Family Physicians' Experiences of Physical Examination

Martina Ann Kelly, MA, MBBCh, FRCGP, CCFP; Lisa Kathryn Freeman, BSc (Hon), MD, CCFP, MPH, FRCPC; Tim Dornan, MA, DM, FRCP, MHPE, PhD


Ann Fam Med. 2019;17(4):304-310. 

In This Article

Abstract and Introduction


Purpose: The increased availability of reliable diagnostic technologies has stimulated debate about the utility of physical examination in contemporary clinical practice. To reappraise its utility, we explored family physicians' experiences.

Methods: Guided by principles of phenomenology, we conducted in-depth qualitative interviews exploring 16 family physicians' experiences of conducting physical examination: 7 (44%) men and 9 women (56%) whose clinical experience varied widely, from 11 (69%) urban and 5 (31%) rural locations. We recorded the interviews, transcribed them verbatim, and identified initial themes using template analysis. We worked reflexively, critiquing our own and other team members' interpretations, in order to synthesize and write a final interpretation.

Results: Participants described 2 facets of physical examination: making diagnoses and estimating prognoses rationally and objectively; and responding subjectively and intuitively to patients' illnesses, which formed relationships between doctor and patient that enacted medical care in the moment. Physical examination allowed physicians to use their own bodies to experience patients' illnesses. Performing physical examination was integral to being a family doctor because it promoted rapport and developed trust.

Conclusions: Physical examination is part of the identity of family physicians. It not only contributes diagnostic information but is a therapeutic intervention in and of itself. Physical examination contributes to relationship-centered care in family practice.


The role of physical examination in contemporary medicine is debated[1–4] because clinical skills, like other aspects of practice, are being scrutinized for supporting evidence. Critics draw attention to the low diagnostic accuracy of physical examination[4] and ask whether it is an outdated practice. As technology has gained ground and graduates have questioned the utility of physical examination,[5] they have become progressively less confident about performing it.[6,7] Meanwhile, proponents argue that graduates' declining physical examination skills are increasing health care costs by making misdiagnosis more likely.[8–10] This impasse calls for a deeper examination of how physical examination can contribute to family practice.

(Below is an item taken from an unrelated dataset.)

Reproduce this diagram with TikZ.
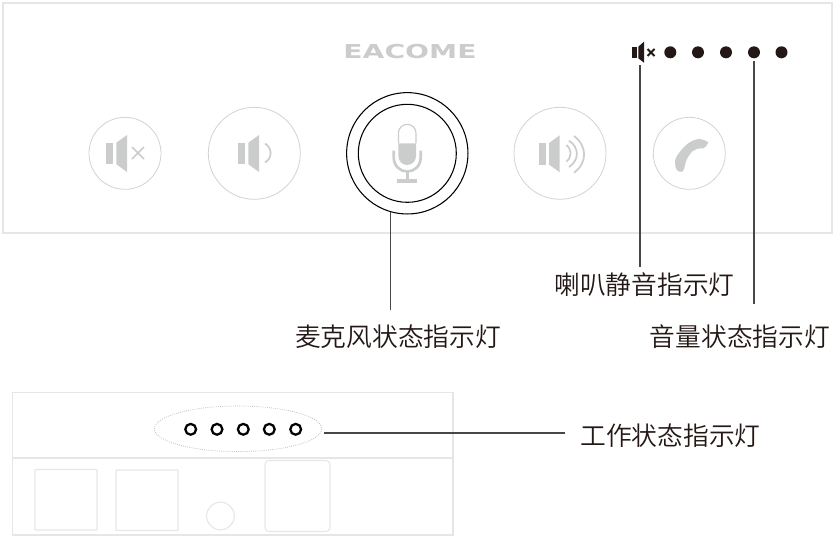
\documentclass[tikz,border=0pt]{standalone}
\usepackage{fontspec}
\newfontfamily\cjk[UprightFont=* DemiLight]{Noto Sans CJK SC}
\newfontfamily\logofont{DejaVu Sans}
\definecolor{icongrey}{HTML}{CBCDCC}
\definecolor{ringgrey}{HTML}{D2D2D2}
\definecolor{framegrey}{HTML}{E6E6E6}
\definecolor{dotgrey}{HTML}{BDBDBD}
\definecolor{leaddark}{HTML}{4A4645}
\definecolor{leddark}{HTML}{231815}
\definecolor{captiondark}{HTML}{231815}
\tikzset{
  x=0.75pt,y=-0.75pt,
  btn/.style={circle,draw=ringgrey,line width=0.6pt,inner sep=0pt,fill=none},
  ringblack/.style={circle,draw=black,line width=0.8pt,inner sep=0pt},
  frameline/.style={draw=framegrey,line width=0.8pt},
  lead/.style={draw=leaddark,line width=1pt},
  led/.style={circle,fill=leddark,inner sep=0pt,minimum size=9pt},
  ringled/.style={circle,draw=black,line width=1.7pt,inner sep=0pt,minimum size=8.1pt},
  caption/.style={font=\cjk\fontsize{19.3pt}{22pt}\selectfont,text=captiondark,inner sep=0pt},
  waves/.style={draw=icongrey,line width=1.3pt,fill=none},
}
\newcommand{\speakericon}[3]{% x y colour
  \fill[#3] (#1-19,#2-10.7) rectangle (#1-11.7,#2+10.7);
  \fill[#3] (#1-8.7,#2-10.7) -- (#1+2,#2-18.5) -- (#1+2,#2+18.5) -- (#1-8.7,#2+10.7) -- cycle;
}
\begin{document}
\begin{tikzpicture}
\useasboundingbox (0,0) rectangle (836,536);
% top panel
\draw[frameline] (3,3) rectangle (832,233);
\node[inner sep=0pt,text=icongrey] (logo) at (410,51.3) {\scalebox{1.47}[1]{\logofont\bfseries\fontsize{14.4pt}{16pt}\selectfont EACOME}};
% small indicators
\fill[leddark] (632.3,46.7) rectangle (637.3,58.3);
\fill[leddark] (638.3,46.7) -- (644,41.7) -- (644,62.7) -- (638.3,58.3) -- cycle;
\draw[leddark,line width=1.5pt] (647.5,49) -- (654.5,56) (654.5,49) -- (647.5,56);
\node[led] (d1) at (670.3,52.3) {};
\node[led] (d2) at (698,52.3) {};
\node[led] (d3) at (726,52.3) {};
\node[led] (d4) at (754,52.3) {};
\node[led] (d5) at (781.5,52.3) {};
\coordinate (spk) at (640,65);
% mute button
\node[btn,minimum size=54pt] (b1) at (125,153.3) {};
\speakericon{125}{153.5}{icongrey}
\draw[icongrey,line width=1.1pt] (132,147) -- (144,159) (144,147) -- (132,159);
% low volume
\node[btn,minimum size=69pt] (b2) at (254.3,153.3) {};
\speakericon{257}{153.5}{icongrey}
\draw[waves] (265,143.5) .. controls (272.5,148) and (272.5,158) .. (265,162.5);
% mic
\node[ringblack,minimum size=91pt] (m1) at (407.3,153.3) {};
\node[ringblack,minimum size=73.5pt] (m2) at (407.3,153.3) {};
\fill[icongrey] (398.4,143.3) -- (416,143.3) -- (416,156.2) arc[start angle=0,end angle=180,radius=8.8] -- cycle;
\draw[icongrey,line width=0.9pt] (398.4,143.3) -- (398.4,133.1) arc[start angle=180,end angle=360,radius=8.8] -- (416,143.3);
\draw[icongrey,line width=2pt] (393.7,150.7) -- (393.7,157) .. controls (393.7,166) and (400,171.5) .. (407.2,171.5) .. controls (414.5,171.5) and (420.7,166) .. (420.7,157) -- (420.7,150.7);
\fill[icongrey] (405.7,171) rectangle (408.7,180);
\fill[icongrey] (397.3,179) rectangle (417.3,182.7);
% high volume
\node[btn,minimum size=69pt] (b3) at (560,153.3) {};
\speakericon{557.7}{153.8}{icongrey}
\draw[waves] (566.3,145) .. controls (572,149.5) and (572,157) .. (566.3,161.7);
\draw[waves] (569,140.7) .. controls (579.5,147.5) and (579.5,160) .. (569,167);
\draw[waves] (574,136) .. controls (587.5,146) and (587.5,163) .. (574,172.7);
% phone
\node[btn,minimum size=54pt] (b4) at (689.3,153.3) {};
\fill[icongrey] (708.3,142.3) .. controls (705,140) and (701,139) .. (698.3,139) .. controls (691,140) and (685,145) .. (680,151.7) .. controls (677,155) and (675,159) .. (675,162) .. controls (675,165) and (675.5,168) .. (676.7,170) .. controls (678,171.5) and (681,172.5) .. (682.7,171.7) .. controls (684,170) and (684.5,167) .. (685,165) .. controls (686,161) and (687,158) .. (689.3,155) .. controls (691,152) and (693.5,150) .. (696.7,149) .. controls (699,148.2) and (701,148.5) .. (703.3,148.3) .. controls (705.5,147.5) and (707.5,145) .. (708.3,142.3) -- cycle;
% leaders
\coordinate (micend) at (390.5,310);
\coordinate (micstart) at (390.5,212);
\draw[lead] (micstart) -- (micend);
\coordinate (spkend) at (640,267);
\draw[lead] (spk) -- (spkend);
\coordinate (volstart) at (754,61);
\coordinate (volend) at (754,304);
\draw[lead] (volstart) -- (volend);
% captions
\node[caption] (c1) at (398,337) {麦克风状态指示灯};
\node[caption] (c2) at (644.5,285) {喇叭静音指示灯};
\node[caption] (c3) at (740,337) {音量状态指示灯};
\node[caption] (c4) at (670.5,436) {工作状态指示灯};
% lower panel
\draw[frameline] (12.5,392.5) rectangle (453,535);
\draw[frameline] (12.5,458) -- (453,458);
\draw[frameline,rounded corners=0.5pt] (35,469.5) rectangle (97,530);
\draw[frameline,rounded corners=0.5pt] (116,470) rectangle (178,530.5);
\node[circle,frameline,inner sep=0pt,minimum size=20.8pt] (hole) at (220.5,516) {};
\draw[frameline,rounded corners=3pt] (265,460.5) rectangle (330,531.5);
\draw[dotgrey,densely dotted,line width=0.6pt] (238,428.8) ellipse [x radius=83.7,y radius=22.8];
\node[ringled] (r1) at (190.7,429.3) {};
\node[ringled] (r2) at (217,429.3) {};
\node[ringled] (r3) at (243.3,429.3) {};
\node[ringled] (r4) at (269.3,429.3) {};
\node[ringled] (r5) at (295.7,429.3) {};
\coordinate (ls) at (324,433);
\coordinate (le) at (565,433);
\draw[lead] (ls) -- (le);
\end{tikzpicture}
\end{document}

The debate about whether physical examination should be taught and how it can contribute to practice has taken place in the rational and objective territory of clinical decision making.[11–13] Here, physicians are neutral interrogators of patients' passive bodies. But physicians also practice subjectively. Advocates for physical examination argue that it is a cornerstone of medicine, a privileged human interaction[14] within an age-old tradition of laying on hands. It is a symbolic enactment of healing, which expresses the fundamental humanity of doctor-patient relationships.[15] In support of this perspective, the experiences of both patients[16,17] and physicians[18] suggest that physical examination serves a healing purpose as well as a diagnostic one. These narratives describe how the subtle exchange of a glance or an unexpected tactile sensation led to a revelatory insight that formed a bond between a patient and a physician. According to these accounts, physical interactions are entry points to existential engagements between patients and physicians. Research into physicians' subjective experiences is fragmentary and limited, however.[19,20]

We reasoned that the debate about physical examination would be more balanced if we articulated valid, subjective reasons for performing it. This led to the research question: "What are family physicians' experiences of performing physical examination?"